Saturday, August 09, 2014

Política de la buena

Estación de paso
Política de la buena
Adrián Acosta Silva
(Publicado en Campus-Milenio, 24/07/2014)
Muchos periodistas y comentaristas políticos, no pocos ciudadanos e incluso más de algún político profesional lo han dicho o escrito reiteradamente en los últimos años: ya basta de politiquería, de políticos corruptos, cínicos o mentirosos. Necesitamos “política de la buena”, dicen, para resolver nuestros problemas públicos. Se entiende que la política que ven o interpretan todos los días no es más que una expresión de corruptelas, de intereses mezquinos, de intenciones inconfesables, cuyas prácticas y resultados se cocinan en lo oscurito, de espaldas a ciudadanos y medios, en las alcantarillas, los drenajes y los sótanos del poder. Por ello, la política o, mejor dicho, esa política, es la suma de todos los males, lo peor que puede ocurrirnos, la plaga que nos llegó con la democracia mexicana realmente existente, que para muchos no es más que una mascarada, una democracia burguesa, de ricos, una kakistocracia, el gobierno de los peores, de los corruptos.
Ese razonamiento es a la vez, realista, ingenuo y dulzón. Pero es fácil de compartir, porque simplifica todo el asunto de la política a una cuestión de (buena) voluntad, de ganas de hacer bien las cosas, de gobernar de cara a los ciudadanos y a los medios, bajo el cielo protector de la luz solar y en habitaciones de cristales límpidos y puertas abiertas. Realista porque es lo que perciben muchos ciudadanos del país. Ingenuo porque supone que para grandes males grandes remedios (reinventar la democracia representativa, por ejemplo, y sustituirla para una democracia de asamblea, popular, sin intermediaciones entre gobernantes y gobernados). Y es dulzón porque supone que la política es, en el fondo, una cuestión de armonía, de consensos y acuerdos, donde los intereses de los actores deben estar subordinados a los intereses de sus representados, y donde las instituciones, las leyes y los dispositivos que de ellos se desprenden (burocracias incluidas), debería formar parte de un orden armonioso y coherente, al que bastaría con respetar y seguir los cursos previstos para lograr que la “política buena” florezca y se reproduzca para cumplir con los nobles propósitos del desarrollo, el bienestar y hasta para la felicidad de los ciudadanos.

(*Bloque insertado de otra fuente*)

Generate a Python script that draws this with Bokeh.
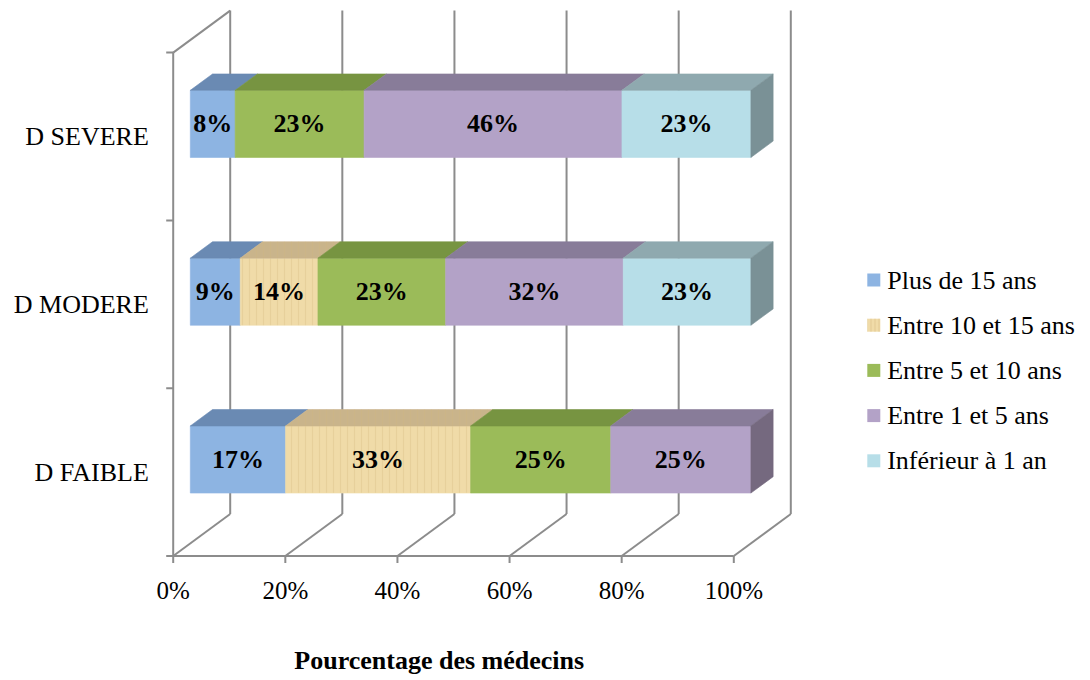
from bokeh.plotting import figure
from bokeh.models import Range1d, ColumnDataSource
from bokeh.core.properties import value
from bokeh.embed import file_html
from bokeh.resources import INLINE

# ---- data -------------------------------------------------------------
categories = ["D FAIBLE", "D MODERE", "D SEVERE"]
series_names = ["Plus de 15 ans", "Entre 10 et 15 ans", "Entre 5 et 10 ans",
                "Entre 1 et 5 ans", "Inférieur à 1 an"]
plus_15 = [17, 9, 8]
entre_10_15 = [33, 14, 0]
entre_5_10 = [25, 23, 23]
entre_1_5 = [25, 32, 46]
inferieur_1 = [0, 23, 23]
x_ticks = [0, 20, 40, 60, 80, 100]
x_tick_labels = ["0%", "20%", "40%", "60%", "80%", "100%"]
x_title = "Pourcentage des médecins"

series_values = [plus_15, entre_10_15, entre_5_10, entre_1_5, inferieur_1]

# face colours per series: front, top, side
front_colors = ["#8DB4E2", "#F0DBA8", "#9BBB59", "#B3A2C7", "#B7DEE8"]
top_colors = ["#6A8AB3", "#C9B48B", "#779441", "#887C99", "#8FA9AF"]
side_colors = ["#5F7DA3", "#B09C76", "#6A853A", "#75697F", "#7A9196"]
hatches = [" ", "|", " ", " ", " "]

# ---- layout (pixels) --------------------------------------------------
W, H = 1090, 680
X0_PX, PX_PER_PCT = 172.7, 5.606      # 0 % on the front floor edge
Y0_PX, PX_PER_CAT = 555.5, 167.8      # floor line, height of one category band
DEPTH_PX = (57.0, 42.0)               # perspective offset of the back wall
DX = DEPTH_PX[0] / PX_PER_PCT
DY = DEPTH_PX[1] / PX_PER_CAT
BAR_FRONT, BAR_BACK = 0.30, 0.69      # bar depth as fraction of the box depth
BAR_HALF = 0.20                       # half bar thickness in category units
GRID = "#8C8C8C"
FONT = value("'Liberation Serif', 'Times New Roman', serif")


def px_x(px):
    return (px - X0_PX) / PX_PER_PCT


def px_y(px):
    return (Y0_PX - px) / PX_PER_CAT


p = figure(width=W, height=H,
           x_range=Range1d(px_x(0), px_x(W)), y_range=Range1d(px_y(H), px_y(0)),
           x_axis_type=None, y_axis_type=None, min_border=0,
           toolbar_location=None, output_backend="svg", outline_line_color=None)
p.grid.visible = False

n_cat = len(categories)

# ---- box: back wall, floor and left wall ------------------------------
p.segment(x0=[t + DX for t in x_ticks], y0=[DY] * len(x_ticks),
          x1=[t + DX for t in x_ticks], y1=[n_cat + DY] * len(x_ticks),
          line_color=GRID, line_width=2)
p.segment(x0=x_ticks, y0=[0] * len(x_ticks),
          x1=[t + DX for t in x_ticks], y1=[DY] * len(x_ticks),
          line_color=GRID, line_width=2)
p.segment(x0=[0, 0, 0], y0=[0, 0, n_cat], x1=[x_ticks[-1], 0, DX],
          y1=[0, n_cat, n_cat + DY], line_color=GRID, line_width=2)
# tick marks
tick_len_x = 7 / PX_PER_PCT
tick_len_y = 7 / PX_PER_CAT
p.segment(x0=[-tick_len_x] * (n_cat + 1), y0=list(range(n_cat + 1)),
          x1=[0] * (n_cat + 1), y1=list(range(n_cat + 1)),
          line_color=GRID, line_width=2)
p.segment(x0=x_ticks, y0=[0] * len(x_ticks), x1=x_ticks,
          y1=[-tick_len_y] * len(x_ticks), line_color=GRID, line_width=2)

# ---- 3D stacked bars ---------------------------------------------------
fx, fy = BAR_FRONT * DX, BAR_FRONT * DY
bx, by = BAR_BACK * DX, BAR_BACK * DY

faces = dict(xs=[], ys=[], fill=[], hatch=[])
labels = dict(x=[], y=[], text=[])
for ci in range(n_cat):
    total = sum(s[ci] for s in series_values)
    yc = ci + 0.5
    y0, y1 = yc - BAR_HALF, yc + BAR_HALF
    start = 0.0
    last = max(i for i, s in enumerate(series_values) if s[ci] > 0)
    for si, s in enumerate(series_values):
        v = s[ci]
        if v <= 0:
            continue
        x0 = start
        x1 = start + 100.0 * v / total
        start = x1
        # front face
        faces["xs"].append([x0 + fx, x1 + fx, x1 + fx, x0 + fx])
        faces["ys"].append([y0 + fy, y0 + fy, y1 + fy, y1 + fy])
        faces["fill"].append(front_colors[si])
        faces["hatch"].append(hatches[si])
        # top face
        faces["xs"].append([x0 + fx, x1 + fx, x1 + bx, x0 + bx])
        faces["ys"].append([y1 + fy, y1 + fy, y1 + by, y1 + by])
        faces["fill"].append(top_colors[si])
        faces["hatch"].append(hatches[si])
        # right side of the last segment
        if si == last:
            faces["xs"].append([x1 + fx, x1 + bx, x1 + bx, x1 + fx])
            faces["ys"].append([y0 + fy, y0 + by, y1 + by, y1 + fy])
            faces["fill"].append(side_colors[si])
            faces["hatch"].append(" ")
        labels["x"].append((x0 + x1) / 2 + fx)
        labels["y"].append(yc + fy)
        labels["text"].append(f"{v}%")

p.patches(xs="xs", ys="ys", source=ColumnDataSource(faces),
          fill_color="fill", line_color="fill", line_width=0.6,
          hatch_pattern="hatch", hatch_color="#D2B77E", hatch_alpha=0.3,
          hatch_scale=7, hatch_weight=1.2)

p.text(x="x", y="y", text="text", source=ColumnDataSource(labels),
       text_font=FONT, text_font_size="26px", text_font_style="bold",
       text_color="black", text_align="center", text_baseline="middle")

# ---- axis texts --------------------------------------------------------
p.text(x=[-24.4 / PX_PER_PCT] * n_cat, y=[i + 0.5 for i in range(n_cat)],
       text=categories, text_font=FONT, text_font_size="26px",
       text_color="black", text_align="right", text_baseline="middle")
p.text(x=x_ticks, y=[px_y(590)] * len(x_ticks), text=x_tick_labels,
       text_font=FONT, text_font_size="25px", text_color="black",
       text_align="center", text_baseline="middle")
p.text(x=[px_x(438.7)], y=[px_y(660)], text=[x_title], text_font=FONT,
       text_font_size="26px", text_font_style="bold", text_color="black",
       text_align="center", text_baseline="middle")

# ---- legend --------------------------------------------------------------
leg_rows = [279.5 + 45.2 * i for i in range(len(series_names))]
p.scatter(x=[px_x(873.3)] * len(series_names), y=[px_y(r) for r in leg_rows],
          marker="square", size=13, fill_color=front_colors, line_color=None,
          hatch_pattern=hatches, hatch_color="#D2B77E", hatch_alpha=0.5,
          hatch_scale=4, hatch_weight=1)
p.text(x=[px_x(886.7)] * len(series_names), y=[px_y(r) for r in leg_rows],
       text=series_names, text_font=FONT, text_font_size="26px",
       text_color="black", text_align="left", text_baseline="middle")

open("out.html", "w").write(file_html(p, INLINE))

Pero el razonamiento no es nuevo, ni siquiera reciente, y no es por supuesto original. Es un fenómeno que hunde sus raíces más profundas en la desconfianza o el recelo con la política desde tiempos antiguos. Los antiguos griegos veían que la política podría ser un arte sólo bajo ciertas condiciones, pero también reconocían las dificultades prácticas de su ejercicio. Los filósofos del siglo de las luces afirmaban el carácter intrínsecamente conflictivo de la política, y criticaban la naturaleza perversa de los partidos políticos, cuya función era dividir, partir, a la sociedad. Marx aspiró a la construcción de una sociedad sin estado y sin gobierno, es decir, una sociedad sin política. Pero de las aguas putrefactas de la desconfianza surgieron voces que aseguran que es necesaria una suerte de purificación del cuerpo político, una eliminación de los políticos y de sus partidos, como un medio para asegurar el buen gobierno y la buena política para el país. Un correo siniestro circula hoy en México, en el que se hace un llamado a la eliminación de los políticos, como un mecanismo de “autodefensa ciudadana”.
Pero la desconfianza es un hecho en México. En el reporte sobre la calidad de la ciudadanía en México, publicado recientemente por el Instituto Nacional Electoral, esa desconfianza hacia la política y los políticos se expresa de manera reiterada: los diputados y los partidos políticos son las figuras menos confiables para los ciudadanos (ya le ganaron incluso a la policía, que en encuestas de hace unos años aparecía en el fondo de la tabla de la confianza entre los mexicanos). Pero esa desconfianza también aparece al cuestionar sobre sus percepciones sobre la confiabilidad de las organizaciones no gubernamentales, al reiterarse la no pertenencia a ningún tipo de asociación por parte de los ciudadanos encuestados. Es decir, los ciudadanos hoy día no confían ni en su sombra y menos en sus conciudadanos. Y ese dato abre la ventana al tema de la relación entre participación, representación y confianza social de nuestra vida en común.
Así las cosas, la “política de la buena” es una ficción intelectual, una preocupación naive que acompaña este tiempo sin horizontes. Tendría que estar asociada no solamente a buenos políticos, sino a buenas ciudadanías, lo que eso signifique. Y aquí la serpiente se muerde la cola. Políticos virtuosos, ciudadanos virtuosos, democracias funcionando eficientemente, instituciones confiables, resultados reconocidos y aceptables. Pero en este tiempo mexicano eso no sería una democracia: sería, simplemente, un milagro.